American football player and medical doctor (1877–1947)

Alanson Weeks (September 15, 1877 - November 25, 1947) was an American football player and medical doctor.

Weeks was born in Allegan, Michigan, in 1877. He was the son of Julia Shoemaker and Capt. Harrison Weeks. He enrolled at the University of Michigan and played college football as a fullback for the undefeated 1898 Michigan Wolverines football team that were declared "Champions of the West." His younger brother, Boss Weeks, was the captain for Fielding H. Yost's "Point-a-Minute" teams at Michigan.

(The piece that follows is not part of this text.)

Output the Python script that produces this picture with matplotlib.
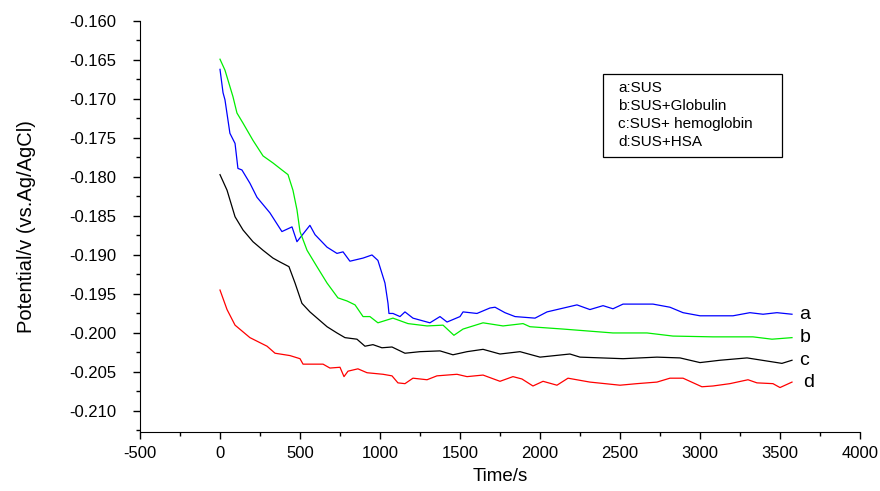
import numpy as np
import matplotlib
matplotlib.use("Agg")
import matplotlib.pyplot as plt
from matplotlib.patches import Rectangle
from matplotlib.ticker import MultipleLocator

plt.rcParams['font.family'] = ['Liberation Sans', 'DejaVu Sans']
plt.rcParams['axes.unicode_minus'] = False

# curve a: SUS (blue)
tA = [0, 19, 31, 62, 94, 112, 137, 187, 231, 312, 387, 450, 481, 562, 594, 669, 731, 769,
      812, 894, 950, 987, 1031, 1050, 1056, 1081, 1125, 1156, 1206, 1312, 1375, 1419, 1500,
      1519, 1606, 1687, 1719, 1781, 1844, 1969, 2044, 2231, 2312, 2394, 2456, 2519, 2706,
      2812, 2894, 3000, 3206, 3312, 3394, 3481, 3575]
vA = [-0.1662, -0.1692, -0.1701, -0.1744, -0.1757, -0.1789, -0.1791, -0.1808, -0.1826,
      -0.1846, -0.1870, -0.1864, -0.1883, -0.1862, -0.1874, -0.1890, -0.1898, -0.1896,
      -0.1908, -0.1904, -0.1900, -0.1907, -0.1936, -0.1962, -0.1975, -0.1975, -0.1979,
      -0.1973, -0.1981, -0.1987, -0.1979, -0.1986, -0.1979, -0.1973, -0.1975, -0.1968,
      -0.1967, -0.1974, -0.1979, -0.1981, -0.1973, -0.1964, -0.1970, -0.1965, -0.1969,
      -0.1963, -0.1963, -0.1967, -0.1974, -0.1978, -0.1978, -0.1974, -0.1976, -0.1974,
      -0.1976]

# curve b: SUS+Globulin (green)
tB = [0, 31, 81, 106, 144, 206, 269, 331, 387, 425, 456, 481, 500, 544, 606, 669, 737, 794,
      844, 894, 937, 987, 1081, 1175, 1294, 1394, 1462, 1519, 1644, 1769, 1894, 1937, 2144,
      2456, 2669, 2831, 3081, 3331, 3450, 3575]
vB = [-0.1649, -0.1663, -0.1697, -0.1718, -0.1731, -0.1753, -0.1773, -0.1782, -0.1791,
      -0.1797, -0.1817, -0.1842, -0.1870, -0.1894, -0.1915, -0.1936, -0.1955, -0.1959,
      -0.1964, -0.1979, -0.1979, -0.1987, -0.1981, -0.1988, -0.1991, -0.1990, -0.2003,
      -0.1995, -0.1987, -0.1991, -0.1988, -0.1992, -0.1995, -0.2000, -0.2000, -0.2004,
      -0.2005, -0.2005, -0.2008, -0.2006]

# curve c: SUS+ hemoglobin (black)
tC = [0, 44, 94, 144, 206, 269, 331, 375, 431, 469, 512, 562, 669, 731, 781, 856, 906, 956,
      1012, 1075, 1156, 1250, 1375, 1456, 1544, 1644, 1750, 1875, 2000, 2187, 2250, 2519,
      2731, 2875, 3000, 3125, 3294, 3481, 3512, 3575]
vC = [-0.1797, -0.1817, -0.1851, -0.1868, -0.1883, -0.1894, -0.1904, -0.1909, -0.1915,
      -0.1936, -0.1962, -0.1973, -0.1992, -0.2000, -0.2006, -0.2008, -0.2017, -0.2015,
      -0.2019, -0.2018, -0.2026, -0.2024, -0.2023, -0.2028, -0.2024, -0.2021, -0.2027,
      -0.2024, -0.2031, -0.2027, -0.2031, -0.2033, -0.2031, -0.2032, -0.2038, -0.2035,
      -0.2032, -0.2038, -0.2039, -0.2035]

# curve d: SUS+HSA (red)
tD = [0, 44, 94, 187, 294, 344, 437, 500, 519, 644, 687, 750, 775, 800, 862, 919, 1019,
      1075, 1112, 1156, 1206, 1294, 1356, 1481, 1544, 1644, 1750, 1831, 1887, 1956, 2019,
      2106, 2175, 2312, 2500, 2606, 2731, 2812, 2894, 3012, 3081, 3187, 3300, 3356, 3456,
      3500, 3575]
vD = [-0.1945, -0.1970, -0.1990, -0.2006, -0.2017, -0.2026, -0.2029, -0.2033, -0.2040,
      -0.2040, -0.2045, -0.2044, -0.2056, -0.2049, -0.2046, -0.2051, -0.2053, -0.2055,
      -0.2064, -0.2065, -0.2058, -0.2060, -0.2055, -0.2053, -0.2056, -0.2054, -0.2062,
      -0.2056, -0.2059, -0.2068, -0.2062, -0.2067, -0.2058, -0.2063, -0.2067, -0.2065,
      -0.2063, -0.2058, -0.2058, -0.2069, -0.2068, -0.2065, -0.2060, -0.2064, -0.2065,
      -0.2070, -0.2063]

curves = [(tA, vA, '#0000ff', 'a'), (tB, vB, '#00ee00', 'b'),
          (tC, vC, '#000000', 'c'), (tD, vD, '#ff0000', 'd')]
legend_lines = ['a:SUS', 'b:SUS+Globulin', 'c:SUS+ hemoglobin', 'd:SUS+HSA']

fig = plt.figure(figsize=(8.8, 4.91), dpi=100)
W, H = 880, 491
ax = fig.add_axes([140 / W, (H - 432) / H, 720 / W, (432 - 21) / H])

for t, v, col, lab in curves:
    dx = 70 if lab == 'd' else 45
    ax.text(t[-1] + dx, v[-1], lab, fontsize=14, va='center', ha='left')
    ax.plot(t, v, color=col, lw=0.9)

ax.set_xlim(-500, 4000)
ax.set_ylim(-0.2127, -0.160)
ax.xaxis.set_major_locator(MultipleLocator(500))
ax.xaxis.set_minor_locator(MultipleLocator(250))
ax.yaxis.set_major_locator(MultipleLocator(0.005))
ax.yaxis.set_minor_locator(MultipleLocator(0.0025))
ax.yaxis.set_major_formatter(plt.FuncFormatter(lambda v, p: f"{v:.3f}"))
ax.spines['top'].set_visible(False)
ax.spines['right'].set_visible(False)
ax.tick_params(which='major', direction='out', length=5, width=1, labelsize=12)
ax.tick_params(axis='y', which='major', pad=12)
ax.tick_params(axis='x', which='major', pad=5)
ax.tick_params(which='minor', direction='out', length=3, width=1)
ax.set_xlabel('Time/s', fontsize=13.5, labelpad=5)
ax.set_ylabel('Potential/v (vs.Ag/AgCl)', fontsize=14.5, labelpad=24)

# legend box (plain text, no handles)
fig.patches.append(Rectangle((603 / W, (H - 157) / H), 179 / W, 83 / H,
                             transform=fig.transFigure, fill=False, lw=0.9,
                             edgecolor='black'))
for i, s in enumerate(legend_lines):
    fig.text(618 / W, (H - 88 - i * 18) / H, s, fontsize=11, va='center', ha='left')

fig.savefig('out.png', dpi=100)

Weeks graduated from the University of Michigan in 1899 with a medical degree. He moved to San Francisco, California, where he became a surgeon. He was in that city at the time of the 1906 San Francisco earthquake and fire. From 1912 until 1919 (except for the time in military service), he was the chief surgeon of San Francisco's emergency hospital service. For many years, he also served as a professor of surgery at the University of California Medical School. He was also "credited with developing many surgical procedures" which became common practice.

Weeks served as a Major in the U.S. Army Medical Corps during World War I. He was awarded the Army Distinguished Service Medal for meritorious and distinguished service for his work as a surgeon and director of surgical teams at the front during the Second Battle of the Marne, the Battle of Saint-Mihiel, and the Meuse-Argonne Offensive.

Weeks later served as the chief surgeon at St. Luke's Hospital in San Francisco, holding that position until his retirement in 1946.

In 1947, Weeks died of a heart attack at the Pacific Union Club in San Francisco. He had been living at the Club since his wife died in 1943.